Retention doesn’t break in dramatic ways—it erodes quietly between interactions.
Why Everyday Engagement Works
Everyday engagement taps into how people actually behave. Customers repeat what feels easy, familiar, and rewarding. When brands attach value to actions customers already take—buying groceries, grabbing coffee, running errands—engagement becomes effortless.
This approach aligns with key behavioral principles:
- Habit formation: Repeated actions paired with immediate rewards become automatic.
- Progress psychology: Visible progress encourages continued participation.
- Reduced cognitive effort: Low-friction experiences are more likely to be repeated.
The result is engagement that doesn’t rely on reminders or promotions. It sustains itself.
Retention Is Built Between Purchases
Big transactions matter—but they’re not where loyalty is formed.
Loyalty is shaped in the small moments between purchases, trips, or renewals. These in-between moments are where habits develop and emotional connections deepen.
Brands that stay present during these moments remain top of mind. Brands that disappear between transactions create gaps that competitors fill.
Everyday engagement keeps the relationship active—even when customers aren’t actively buying.

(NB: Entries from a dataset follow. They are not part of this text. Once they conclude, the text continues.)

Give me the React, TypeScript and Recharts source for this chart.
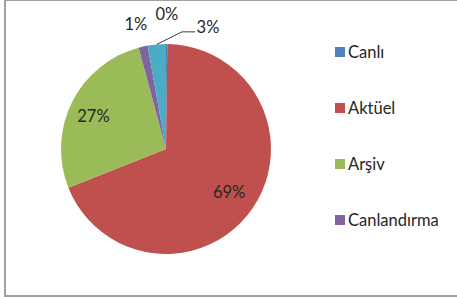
import React from "react";
import { PieChart, Pie, Cell, Legend } from "recharts";

const categories = ["Canlı", "Aktüel", "Arşiv", "Canlandırma", ""];
const values = [0.2, 68.8, 26.8, 1.4, 2.8];
const colors = ["#4F81BD", "#C0504D", "#9BBB59", "#8064A2", "#4BACC6"];
const legendCount = 4;

// label placement: radial factor and angle offset (deg, clockwise), leader line flag
const labelPlacement = [
  { r: 1.29, off: 0, leader: false },
  { r: 0.73, off: 0, leader: false },
  { r: 0.76, off: -2, leader: false },
  { r: 1.22, off: -1, leader: false },
  { r: 1.23, off: 24, leader: true },
];

const data = categories.map((name, i) => ({ name, value: values[i] }));
const total = values.reduce((a, b) => a + b, 0);

const FONT = "Lato, 'Open Sans', sans-serif";
const RAD = Math.PI / 180;

const renderLabel = (props: any) => {
  const { cx, cy, outerRadius, midAngle, index, value } = props;
  const p = labelPlacement[index];
  const ang = midAngle - p.off;
  const rr = outerRadius * p.r;
  const x = cx + rr * Math.cos(-ang * RAD);
  const y = cy + rr * Math.sin(-ang * RAD);
  const pct = Math.round((value / total) * 100) + "%";
  const ex = cx + outerRadius * Math.cos(-midAngle * RAD);
  const ey = cy + outerRadius * Math.sin(-midAngle * RAD);
  return (
    <g key={"lbl" + index}>
      {p.leader && (
        <polyline
          points={`${ex},${ey} ${x - 26},${y + 5} ${x - 13},${y + 5}`}
          fill="none"
          stroke="#404040"
          strokeWidth={1}
        />
      )}
      <text
        x={x}
        y={y}
        textAnchor="middle"
        dominantBaseline="central"
        fontFamily={FONT}
        fontSize={16.5}
        fill="#262626"
      >
        {pct}
      </text>
    </g>
  );
};

const renderLegend = () => {
  const items = categories.slice(0, legendCount);
  return (
    <div style={{ fontFamily: FONT, fontSize: 16.5, color: "#262626" }}>
      {items.map((name, i) => (
        <div
          key={i}
          style={{ height: 56, display: "flex", alignItems: "center" }}
        >
          <span
            style={{
              display: "inline-block",
              width: 10,
              height: 10,
              background: colors[i],
              marginRight: 3,
            }}
          />
          <span>{name}</span>
        </div>
      ))}
    </div>
  );
};

export default function App() {
  return (
    <div
      style={{
        position: "absolute",
        left: 0,
        top: 0,
        width: 457,
        height: 299,
        background: "#fff",
      }}
    >
      <div
        style={{
          position: "absolute",
          left: 4,
          top: 0,
          width: 460,
          height: 294,
          borderLeft: "2px solid #a0a0a0",
          borderTop: "1px solid #a0a0a0",
          borderBottom: "2px solid #a0a0a0",
        }}
      />
      <PieChart
        width={457}
        height={299}
        margin={{ top: 0, right: 0, bottom: 0, left: 0 }}
        style={{ position: "absolute", left: 0, top: 0 }}
      >
        <Pie
          data={data}
          dataKey="value"
          nameKey="name"
          cx={166}
          cy={149}
          outerRadius={105}
          startAngle={90}
          endAngle={-270}
          stroke="none"
          isAnimationActive={false}
          label={renderLabel}
          labelLine={false}
        >
          {data.map((d, i) => (
            <Cell key={i} fill={colors[i]} />
          ))}
        </Pie>
        <Legend
          layout="vertical"
          content={renderLegend}
          wrapperStyle={{ position: "absolute", left: 335, top: 24, width: 120 }}
        />
      </PieChart>
    </div>
  );
}
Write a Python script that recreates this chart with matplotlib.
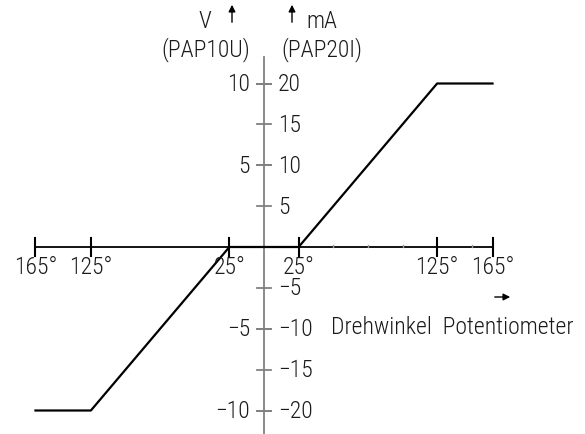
import matplotlib
matplotlib.use('Agg')
import matplotlib.pyplot as plt

# data:
# -----------------------------
angle = [-165, -125, -25, 25, 125, 165]      # Drehwinkel in degrees
voltage = [-10, -10, 0, 0, 10, 10]           # PAP10U output in V
x_ticks = [-165, -125, -25, 25, 125, 165]
x_labels = ['165°', '125°', '25°', '25°', '125°', '165°']
x_minor = [50, 75, 100, 150]
v_ticks = [10, 5, -5, -10]
ma_ticks = [20, 15, 10, 5, -5, -10, -15, -20]

plt.rcParams['font.family'] = ['Roboto Condensed', 'DejaVu Sans']
plt.rcParams['font.weight'] = 'light'
fs = 17
tc = '#1a1a1a'

fig = plt.figure(figsize=(5.85, 4.35), dpi=100)
ax = fig.add_axes([0, 0, 1, 1])
x0, x1 = -264 / 1.385, (585 - 264) / 1.385
y0, y1 = -(435 - 248) / 16.35, 248 / 16.35
ax.set_xlim(x0, x1)
ax.set_ylim(y0, y1)
ax.axis('off')

# scale helpers (pixels -> data units)
px_x = (x1 - x0) / 585
px_y = (y1 - y0) / 435

# vertical axis (grey) with ticks and two label columns
ax.plot([0, 0], [y0, 190 * px_y], color='#808080', lw=1.3)
for v in v_ticks:
    ax.plot([-7 * px_x, 7 * px_x], [v, v], color='#808080', lw=1.3)
    ax.text(-14 * px_x, v, str(v).replace('-', '−'), ha='right', va='center',
            fontsize=fs, color=tc)
for m in ma_ticks:
    ax.plot([-7 * px_x, 7 * px_x], [m / 2, m / 2], color='#808080', lw=1.3)
    ax.text(14 * px_x, m / 2, str(m).replace('-', '−'), ha='left', va='center',
            fontsize=fs, color=tc)

# horizontal axis (black)
ax.plot([x_ticks[0], x_ticks[-1]], [0, 0], color='black', lw=1.3)
for xt, lab in zip(x_ticks, x_labels):
    ax.plot([xt, xt], [-9 * px_y, 9 * px_y], color='black', lw=1.5)
    ax.text(xt, -20 * px_y, lab, ha='center', va='center', fontsize=fs,
            color=tc)
for xm in x_minor:
    ax.plot([xm, xm], [0, 2 * px_y], color='#999999', lw=1)

# characteristic
ax.plot(angle, voltage, color='black', lw=1.6)

# axis titles and arrows
ax.text(-59 * px_x, 226 * px_y, 'V', ha='center', va='center', fontsize=fs, color=tc)
ax.text(-58 * px_x, 198 * px_y, '(PAP10U)', ha='center', va='center', fontsize=fs, color=tc)
ax.text(58 * px_x, 226 * px_y, 'mA', ha='center', va='center', fontsize=fs, color=tc)
ax.text(58 * px_x, 198 * px_y, '(PAP20I)', ha='center', va='center', fontsize=fs, color=tc)
ax.annotate('', xy=(-32 * px_x, 245 * px_y), xytext=(-32 * px_x, 222 * px_y),
            arrowprops=dict(arrowstyle='-|>', color='black', lw=1,
                            mutation_scale=10))
ax.annotate('', xy=(28 * px_x, 245 * px_y), xytext=(28 * px_x, 222 * px_y),
            arrowprops=dict(arrowstyle='-|>', color='black', lw=1,
                            mutation_scale=10))
ax.annotate('', xy=(249 * px_x, -50 * px_y), xytext=(228 * px_x, -50 * px_y),
            arrowprops=dict(arrowstyle='-|>', color='black', lw=1,
                            mutation_scale=10))
ax.text(67 * px_x, -80 * px_y, 'Drehwinkel  Potentiometer', ha='left',
        va='center', fontsize=fs, color=tc)

fig.savefig('out.png', dpi=100)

How Everyday Engagement Impacts Business Outcomes
When engagement becomes part of daily behavior, the benefits compound:
- Increased frequency of interaction
- Stronger emotional connection
- Higher lifetime value
- More predictable retention
Instead of constantly reacquiring attention, brands benefit from consistency. Retention becomes less about incentives and more about relevance.
What This Means for the Year Ahead
As customers enter the new year, they’re naturally forming new routines. Brands that align with these routines early gain an advantage that compounds over time.
The opportunity isn’t to create more campaigns. It’s to design systems that integrate seamlessly into daily life.
This shift—from moment-based loyalty to everyday engagement—will define retention strategies in the year ahead.
How Shopr Enables Everyday Engagement
Shopr helps brands attach immediate value to everyday spending, turning routine behavior into ongoing engagement. By delivering instant rewards through purchases customers already plan to make, Shopr removes friction and reinforces consistent participation.
The result is loyalty that feels natural, not forced—and engagement that continues long after the first interaction.
The Bottom Line
Retention doesn’t hinge on the next promotion. It’s built through daily relevance.
Brands that show up consistently in everyday moments will be the ones customers remember, return to, and remain loyal to in the year ahead.